WRITTEN REQUEST:
Return the material exactly, first line through the line containing "step_offset = timedelta(hours=9)", and nothing more. Pictures stay out.

▬▬▬▬▬▬▬▬▬▬

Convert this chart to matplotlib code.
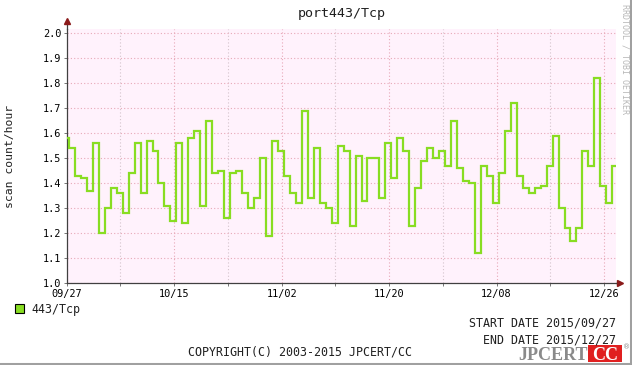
import numpy as np
import matplotlib
matplotlib.use("Agg")
import matplotlib.pyplot as plt
import matplotlib.dates as mdates
from matplotlib.patches import Rectangle
from matplotlib.lines import Line2D
from datetime import datetime, timedelta

# ── Data (daily scan count/hour) ─────────────────────────────────────────────
start_date = datetime(2015, 9, 27)
end_date = datetime(2015, 12, 28)
step_offset = timedelta(hours=9)   # day buckets start at 09:00 local

values = [
    1.58, 1.54, 1.43, 1.42, 1.37, 1.56, 1.20, 1.30, 1.38, 1.36, 1.28, 1.44, 1.56, 1.36,
    1.57, 1.53, 1.40, 1.31, 1.25, 1.56, 1.24, 1.58, 1.61, 1.31, 1.65, 1.44, 1.45,
    1.26, 1.44, 1.45, 1.36, 1.30, 1.34, 1.50, 1.19, 1.57, 1.53, 1.43, 1.36, 1.32,
    1.69, 1.34, 1.54, 1.32, 1.30, 1.24, 1.55, 1.53, 1.23, 1.51, 1.33, 1.50, 1.50,
    1.34, 1.56, 1.42, 1.58, 1.53, 1.23, 1.38, 1.49, 1.54, 1.50, 1.53, 1.47, 1.65,
    1.46, 1.41, 1.40, 1.12, 1.47, 1.43, 1.32, 1.44, 1.61, 1.72, 1.43, 1.38, 1.36,
    1.38, 1.39, 1.47, 1.59, 1.30, 1.22, 1.17, 1.22, 1.53, 1.47, 1.82, 1.39, 1.32, 1.47,
]
tick_dates = ["2015-09-27", "2015-10-15", "2015-11-02", "2015-11-20", "2015-12-08", "2015-12-26"]
minor_dates = ["2015-10-06", "2015-10-24", "2015-11-11", "2015-11-29", "2015-12-17"]
series_label = "443/Tcp"

# ── Style ────────────────────────────────────────────────────────────────────
MONO = "DejaVu Sans Mono"
PLOT_BG = "#FFF2FC"
GREEN = "#88DD22"
MAJOR = "#E8A8B8"
MINOR = "#D4C4CC"
ARROW = "#8B1A1A"

W, H = 632, 365
fig = plt.figure(figsize=(W / 100, H / 100), dpi=100)
fig.patch.set_facecolor("white")

left, right, top, bottom = 66.7, 616, 29, 283
ax = fig.add_axes([left / W, (H - bottom) / H, (right - left) / W, (bottom - top) / H])
ax.set_facecolor(PLOT_BG)

edges = [start_date] + [start_date + step_offset + timedelta(days=i) for i in range(len(values) - 1)] + [end_date]
ax.stairs(values, mdates.date2num(edges), baseline=None, color=GREEN, linewidth=1.6, zorder=3)

ax.set_xlim(mdates.date2num(start_date), mdates.date2num(end_date))
ax.set_ylim(1.0, 2.016)

ax.set_yticks(np.round(np.arange(1.0, 2.01, 0.1), 1))
ax.yaxis.set_major_formatter(plt.FormatStrFormatter("%.1f"))
ax.set_xticks(mdates.date2num([datetime.fromisoformat(d) for d in tick_dates]))
ax.set_xticks(mdates.date2num([datetime.fromisoformat(d) for d in minor_dates]), minor=True)
ax.xaxis.set_major_formatter(mdates.DateFormatter("%m/%d"))

ax.grid(axis="y", color=MAJOR, linestyle=(0, (1, 2)), linewidth=0.8)
ax.grid(axis="x", which="major", color=MAJOR, linestyle=(0, (1, 2)), linewidth=0.8)
ax.grid(axis="x", which="minor", color=MINOR, linestyle=(0, (1, 2)), linewidth=0.8)

ax.tick_params(axis="both", which="both", length=2, width=0.6, color="#606060",
               labelsize=7.4, pad=2)
for lbl in ax.get_xticklabels() + ax.get_yticklabels():
    lbl.set_fontfamily(MONO)

for side in ("top", "right"):
    ax.spines[side].set_visible(False)
for side in ("left", "bottom"):
    ax.spines[side].set_color("#404040")
    ax.spines[side].set_linewidth(0.9)

# axis arrows
ax.plot([0, 0], [1.0, 1.03], transform=ax.transAxes, color="#404040", lw=0.9, clip_on=False)
ax.plot([0], [1.03], transform=ax.transAxes, marker="^", color=ARROW, markersize=5, clip_on=False)
ax.plot([1.0, 1.008], [0, 0], transform=ax.transAxes, color="#404040", lw=0.9, clip_on=False)
ax.plot([1.008], [0], transform=ax.transAxes, marker=">", color=ARROW, markersize=5, clip_on=False)

# ── Text ─────────────────────────────────────────────────────────────────────
fig.text(342 / W, 1 - 13 / H, "port443/Tcp", family=MONO, fontsize=9.6,
         ha="center", va="center", color="#202020")
fig.text(10 / W, 1 - 156 / H, "scan count/hour", family=MONO, fontsize=8.2,
         rotation=90, ha="center", va="center", color="#202020")
fig.text(625 / W, 1 - 4 / H, "RRDTOOL / TOBI OETIKER", family=MONO, fontsize=6,
         rotation=270, ha="center", va="top", color="#B8B8B8")

fig.patches.append(Rectangle((15 / W, 1 - 313 / H), 9 / W, 9 / H, transform=fig.transFigure,
                             facecolor=GREEN, edgecolor="black", linewidth=0.8))
fig.text(31 / W, 1 - 309 / H, series_label, family=MONO, fontsize=8.4,
         ha="left", va="center", color="#202020")
fig.text(616 / W, 1 - 323 / H, "START DATE 2015/09/27", family=MONO, fontsize=8.4,
         ha="right", va="center", color="#202020")
fig.text(616 / W, 1 - 340 / H, "END DATE 2015/12/27", family=MONO, fontsize=8.4,
         ha="right", va="center", color="#202020")
fig.text(300 / W, 1 - 352 / H, "COPYRIGHT(C) 2003-2015 JPCERT/CC", family=MONO, fontsize=8.4,
         ha="center", va="center", color="#202020")

# JPCERT CC logo
fig.text(588 / W, 1 - 355 / H, "JPCERT", family="Liberation Serif", fontweight="bold",
         fontsize=13, ha="right", va="center", color="#8A8A8A")
fig.patches.append(Rectangle((588 / W, 1 - 362 / H), 34 / W, 17 / H, transform=fig.transFigure,
                             facecolor="#E02020", edgecolor="none"))
fig.text(605 / W, 1 - 355 / H, "CC", family="Liberation Serif", fontweight="bold",
         fontsize=13, ha="center", va="center", color="white")
fig.text(627 / W, 1 - 347 / H, "®", family="DejaVu Sans", fontsize=5,
         ha="center", va="center", color="#8A8A8A")

# canvas shadow on right and bottom edges
fig.lines.append(Line2D([1 - 1.5 / W, 1 - 1.5 / W], [0, 1], transform=fig.transFigure,
                        color="#A0A0A0", linewidth=2.2))
fig.lines.append(Line2D([0, 1], [1.5 / H, 1.5 / H], transform=fig.transFigure,
                        color="#A0A0A0", linewidth=2.2))

fig.savefig("out.png", dpi=100, facecolor="white")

▬▬▬▬▬▬▬▬▬▬

RESULT BELOW:
Convert this chart to matplotlib code.
import numpy as np
import matplotlib
matplotlib.use("Agg")
import matplotlib.pyplot as plt
import matplotlib.dates as mdates
from matplotlib.patches import Rectangle
from matplotlib.lines import Line2D
from datetime import datetime, timedelta

# ── Data (daily scan count/hour) ─────────────────────────────────────────────
start_date = datetime(2015, 9, 27)
end_date = datetime(2015, 12, 28)
step_offset = timedelta(hours=9)   # day buckets start at 09:00 local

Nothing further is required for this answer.